As for the current rush of foreign food aid, the magazine warns: "Beware of strangers bearing gifts!"
At a recent congress of the Russian writers' union held at the Soviet Army Theater, conservative authors including Yuri Bondarev and Stanislav Kunayev celebrated the army's leadership while decrying Gorbachev. The Soviet leader's fame and following in the West was, for the writers, proof of his duplicity and failure. Yakovlev and Shevardnadze were dismissed snidely as "our knights of Malta," while reformers such as Yeltsin, Korotich, historian Yuri Afanasyev, economist Nikolai Shmyelov and sociologist Tatyana Zaslavskaya were denounced as traitors.
"The sustenance of the liberals, the so-called 'democrats,' has been Western propaganda," said Petrushenko, the conservative legislator. "We have two camps now in this country: the democrats and the patriots. The democrats have had their day. We, the patriots, will now dictate the future direction of the country. We are people who don't rush off to the U.S. to read lectures or open foreign bank accounts. We stay at home and think through our plans for the future of a great Russia."

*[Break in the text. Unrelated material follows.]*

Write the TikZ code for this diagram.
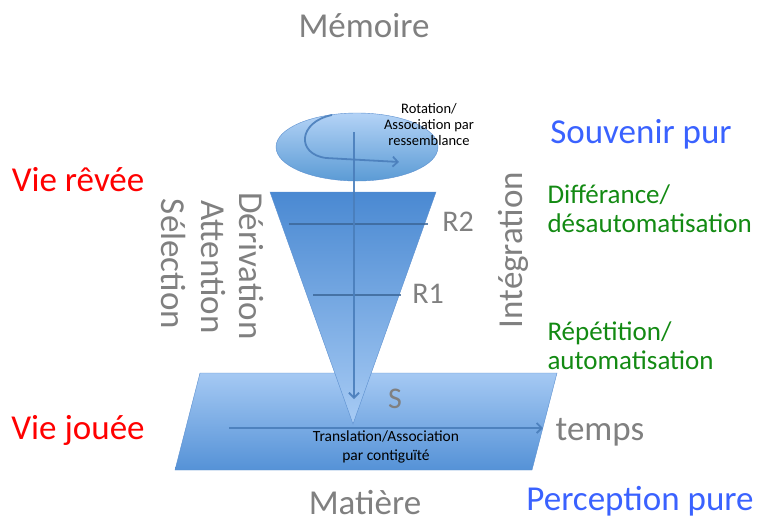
\documentclass[tikz,border=0pt]{standalone}
\usepackage{fontspec}
\setmainfont{Carlito}
\usetikzlibrary{positioning,arrows.meta,shapes.geometric}
\definecolor{txtgray}{HTML}{808080}
\definecolor{txtblue}{HTML}{3A62FF}
\definecolor{txtgreen}{HTML}{138A13}
\definecolor{linkblue}{HTML}{4A7EBB}
\definecolor{edgeblue}{HTML}{5B8FCF}
\definecolor{memtop}{HTML}{B4D3F6}
\definecolor{membot}{HTML}{5B9BD5}
\definecolor{conetop}{HTML}{4A89D2}
\definecolor{conebot}{HTML}{A7CBF4}
\definecolor{planetop}{HTML}{A5C9F3}
\definecolor{planebot}{HTML}{5592D7}
\tikzset{
  flowarrow/.style={-{Straight Barb[length=5pt, width=10pt]}, line width=1.8pt, draw=linkblue, opacity=0.9},
  levelline/.style={line width=2pt, draw=linkblue!80!black, opacity=0.8},
  memshape/.style={draw=edgeblue, top color=memtop, bottom color=membot},
  coneshape/.style={draw=edgeblue, top color=conetop, bottom color=conebot},
  planeshape/.style={draw=edgeblue, top color=planetop, bottom color=planebot},
  graytxt/.style={text=txtgray, font=\fontsize{35}{40}\selectfont},
  bluetxt/.style={text=txtblue, font=\fontsize{35}{40}\selectfont},
  redtxt/.style={text=red, font=\fontsize{35}{40}\selectfont},
  greentxt/.style={text=txtgreen, font=\fontsize{27}{29}\selectfont, align=left, anchor=west},
  levellabel/.style={text=txtgray, font=\fontsize{30}{34}\selectfont},
  smalltxt/.style={text=black, align=center, inner sep=0pt}
}
\begin{document}
\begin{tikzpicture}[x=1pt, y=-1pt]
  \useasboundingbox (0,0) rectangle (764,523);
  % plan des actions (matiere)
  \coordinate (ptl) at (200,373);
  \coordinate (ptr) at (557,373);
  \coordinate (pbr) at (532,470);
  \coordinate (pbl) at (175,470);
  \shade[planeshape] (ptl) -- (ptr) -- (pbr) -- (pbl) -- cycle;
  % cone de la memoire
  \coordinate (ctl) at (270,192);
  \coordinate (ctr) at (436,192);
  \coordinate (apex) at (353,424);
  \shade[coneshape] (ctl) -- (ctr) -- (apex) -- cycle;
  \coordinate (r2a) at (289,224);
  \coordinate (r2b) at (428,224);
  \coordinate (r1a) at (313,295);
  \coordinate (r1b) at (401,295);
  \draw[levelline] (r2a) -- (r2b);
  \draw[levelline] (r1a) -- (r1b);
  \node[levellabel] (r2) at (458,222) {R2};
  \node[levellabel] (r1) at (428,294) {R1};
  \node[levellabel] (s) at (395,399) {S};
  % souvenir pur
  \node[ellipse, memshape, minimum width=162pt, minimum height=68pt] (memo) at (357,147) {};
  \coordinate (rotstart) at (332,115);
  \coordinate (rotend) at (399,162);
  \draw[flowarrow] (rotstart) .. controls (298,122) and (296,154) .. (326,158) -- (rotend);
  \coordinate (downstart) at (354,132);
  \coordinate (downend) at (354,399);
  \draw[flowarrow] (downstart) -- (downend);
  \coordinate (timestart) at (229,428);
  \coordinate (timeend) at (543,428);
  \draw[flowarrow] (timestart) -- (timeend);
  \node[smalltxt, font=\fontsize{14.5}{16}\selectfont] (rotlabel) at (429,125) {Rotation/\\Association par\\ressemblance};
  \node[smalltxt, font=\fontsize{15.5}{19}\selectfont] (translabel) at (386,447) {Translation/Association\\par contiguïté};
  % textes
  \node[graytxt] (memoire) at (364,26) {Mémoire};
  \node[bluetxt] (souvenir) at (641,134) {Souvenir pur};
  \node[redtxt] (reve) at (78,180) {Vie rêvée};
  \node[redtxt] (joue) at (78,430) {Vie jouée};
  \node[greentxt] (differance) at (544,209) {Différance/\\désautomatisation};
  \node[greentxt] (repetition) at (544,346) {Répétition/\\automatisation};
  \node[graytxt, rotate=90] (integration) at (513,250) {Intégration};
  \node[graytxt, rotate=-90] (derivation) at (251,266) {Dérivation};
  \node[graytxt, rotate=-90] (attention) at (213,267) {Attention};
  \node[graytxt, rotate=-90] (selection) at (174,264) {Sélection};
  \node[graytxt] (temps) at (600,432) {temps};
  \node[graytxt, inner sep=0pt] (matiere) at (365,503) {Matière};
  \node[bluetxt, inner sep=0pt] (perception) at (640,501) {Perception pure};
\end{tikzpicture}
\end{document}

At one session of the Congress of People's Deputies this week, Petrushenko went after the United States once more, accusing the CIA of funding the Inter-Regional Group of radical deputies.
In interviews, some of Gorbachev's closest advisers, including foreign affairs specialist Georgi Shakhnazarov and the army's chief of staff, Gen. Mikhail Moiseyev, said that while there is some suspicion of the West left over from the propaganda of the Cold War, such opinions are still in the minority in the leadership.
As if to dramatize the post-Cold War "new thinking," the Foreign Ministry announced today that Western reporters will be allowed to visit many cities that had been closed for years, including Magadan, Omsk, Krasnoyarsk and Kaliningrad. Little wonder that the hard-liners have denounced the ministry and Shevardnadze as "bastions of capitulation."
Petrushenko claimed that he has both "explicit and implicit" support from the country's military leaders. He described being summoned for a meeting by the defense minister, Marshal Dmitri Yazov, with his "like-minded colonel," fellow Soyuz leader Viktor Alksnis.
"He told us to tone down the rhetoric but we told him it was our patriotic duty," Petrushenko said. "Somehow, Marshal Yazov didn't seem to mind us very much."